Set down all of the data that follows word for word, without the images.
══ Dataset excerpt
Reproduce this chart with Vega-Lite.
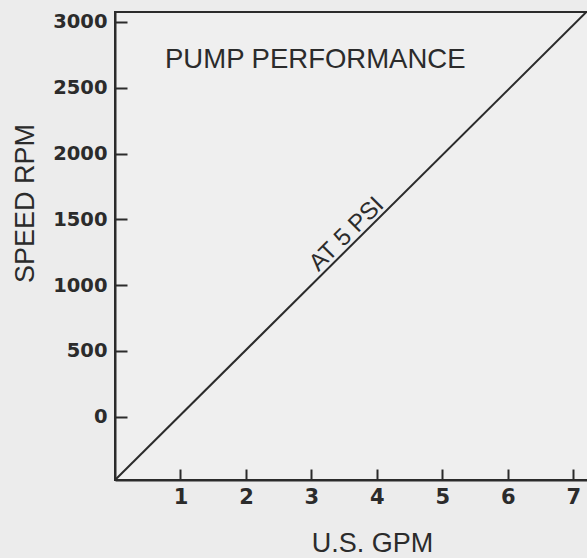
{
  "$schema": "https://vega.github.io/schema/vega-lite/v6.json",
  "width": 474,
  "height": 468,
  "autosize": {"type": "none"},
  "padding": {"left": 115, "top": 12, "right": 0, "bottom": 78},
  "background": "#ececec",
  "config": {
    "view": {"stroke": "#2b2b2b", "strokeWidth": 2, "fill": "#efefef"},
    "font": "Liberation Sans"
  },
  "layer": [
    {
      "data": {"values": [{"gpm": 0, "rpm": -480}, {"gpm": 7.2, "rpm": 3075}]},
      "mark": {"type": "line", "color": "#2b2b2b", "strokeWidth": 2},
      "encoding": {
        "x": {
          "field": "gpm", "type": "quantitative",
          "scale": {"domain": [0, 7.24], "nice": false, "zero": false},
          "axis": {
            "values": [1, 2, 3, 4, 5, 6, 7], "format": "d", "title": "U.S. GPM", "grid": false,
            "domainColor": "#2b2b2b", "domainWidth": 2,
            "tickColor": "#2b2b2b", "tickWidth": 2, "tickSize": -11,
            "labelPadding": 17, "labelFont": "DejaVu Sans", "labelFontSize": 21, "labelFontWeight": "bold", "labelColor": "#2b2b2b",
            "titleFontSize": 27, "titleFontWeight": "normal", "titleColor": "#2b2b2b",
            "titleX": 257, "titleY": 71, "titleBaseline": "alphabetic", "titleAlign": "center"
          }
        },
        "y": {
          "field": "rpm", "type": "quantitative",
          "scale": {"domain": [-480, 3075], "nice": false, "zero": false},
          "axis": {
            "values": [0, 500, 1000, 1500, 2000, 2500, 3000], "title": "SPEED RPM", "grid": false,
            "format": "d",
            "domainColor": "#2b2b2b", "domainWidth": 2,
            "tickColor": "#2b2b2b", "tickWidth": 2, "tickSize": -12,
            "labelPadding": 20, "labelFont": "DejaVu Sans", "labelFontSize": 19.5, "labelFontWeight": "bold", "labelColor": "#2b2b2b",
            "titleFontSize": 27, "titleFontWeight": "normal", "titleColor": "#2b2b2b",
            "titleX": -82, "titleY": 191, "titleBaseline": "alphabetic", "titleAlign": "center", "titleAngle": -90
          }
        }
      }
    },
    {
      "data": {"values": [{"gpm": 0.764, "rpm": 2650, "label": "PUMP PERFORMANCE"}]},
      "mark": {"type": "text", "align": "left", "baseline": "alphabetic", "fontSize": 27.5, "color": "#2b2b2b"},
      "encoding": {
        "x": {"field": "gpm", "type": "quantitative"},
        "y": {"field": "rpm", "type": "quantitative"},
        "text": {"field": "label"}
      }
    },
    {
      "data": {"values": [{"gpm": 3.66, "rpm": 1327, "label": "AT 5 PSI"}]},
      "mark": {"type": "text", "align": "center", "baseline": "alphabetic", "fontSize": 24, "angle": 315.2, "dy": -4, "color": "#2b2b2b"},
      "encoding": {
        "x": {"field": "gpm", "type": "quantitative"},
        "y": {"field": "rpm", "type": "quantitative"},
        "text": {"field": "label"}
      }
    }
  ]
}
════
◆ **Response to the task**:
Reproduce this chart with Vega-Lite.
{
  "$schema": "https://vega.github.io/schema/vega-lite/v6.json",
  "width": 474,
  "height": 468,
  "autosize": {"type": "none"},
  "padding": {"left": 115, "top": 12, "right": 0, "bottom": 78},
  "background": "#ececec",
  "config": {
    "view": {"stroke": "#2b2b2b", "strokeWidth": 2, "fill": "#efefef"},
    "font": "Liberation Sans"
  },
  "layer": [
    {
      "data": {"values": [{"gpm": 0, "rpm": -480}, {"gpm": 7.2, "rpm": 3075}]},
      "mark": {"type": "line", "color": "#2b2b2b", "strokeWidth": 2},
      "encoding": {
        "x": {
          "field": "gpm", "type": "quantitative",
          "scale": {"domain": [0, 7.24], "nice": false, "zero": false},
          "axis": {
            "values": [1, 2, 3, 4, 5, 6, 7], "format": "d", "title": "U.S. GPM", "grid": false,
            "domainColor": "#2b2b2b", "domainWidth": 2,
            "tickColor": "#2b2b2b", "tickWidth": 2, "tickSize": -11,
            "labelPadding": 17, "labelFont": "DejaVu Sans", "labelFontSize": 21, "labelFontWeight": "bold", "labelColor": "#2b2b2b",
            "titleFontSize": 27, "titleFontWeight": "normal", "titleColor": "#2b2b2b",
            "titleX": 257, "titleY": 71, "titleBaseline": "alphabetic", "titleAlign": "center"
          }
        },
        "y": {
          "field": "rpm", "type": "quantitative",
          "scale": {"domain": [-480, 3075], "nice": false, "zero": false},
          "axis": {
            "values": [0, 500, 1000, 1500, 2000, 2500, 3000], "title": "SPEED RPM", "grid": false,
            "format": "d",
            "domainColor": "#2b2b2b", "domainWidth": 2,
            "tickColor": "#2b2b2b", "tickWidth": 2, "tickSize": -12,
            "labelPadding": 20, "labelFont": "DejaVu Sans", "labelFontSize": 19.5, "labelFontWeight": "bold", "labelColor": "#2b2b2b",
            "titleFontSize": 27, "titleFontWeight": "normal", "titleColor": "#2b2b2b",
            "titleX": -82, "titleY": 191, "titleBaseline": "alphabetic", "titleAlign": "center", "titleAngle": -90
          }
        }
      }
    },
    {
      "data": {"values": [{"gpm": 0.764, "rpm": 2650, "label": "PUMP PERFORMANCE"}]},
      "mark": {"type": "text", "align": "left", "baseline": "alphabetic", "fontSize": 27.5, "color": "#2b2b2b"},
      "encoding": {
        "x": {"field": "gpm", "type": "quantitative"},
        "y": {"field": "rpm", "type": "quantitative"},
        "text": {"field": "label"}
      }
    },
    {
      "data": {"values": [{"gpm": 3.66, "rpm": 1327, "label": "AT 5 PSI"}]},
      "mark": {"type": "text", "align": "center", "baseline": "alphabetic", "fontSize": 24, "angle": 315.2, "dy": -4, "color": "#2b2b2b"},
      "encoding": {
        "x": {"field": "gpm", "type": "quantitative"},
        "y": {"field": "rpm", "type": "quantitative"},
        "text": {"field": "label"}
      }
    }
  ]
}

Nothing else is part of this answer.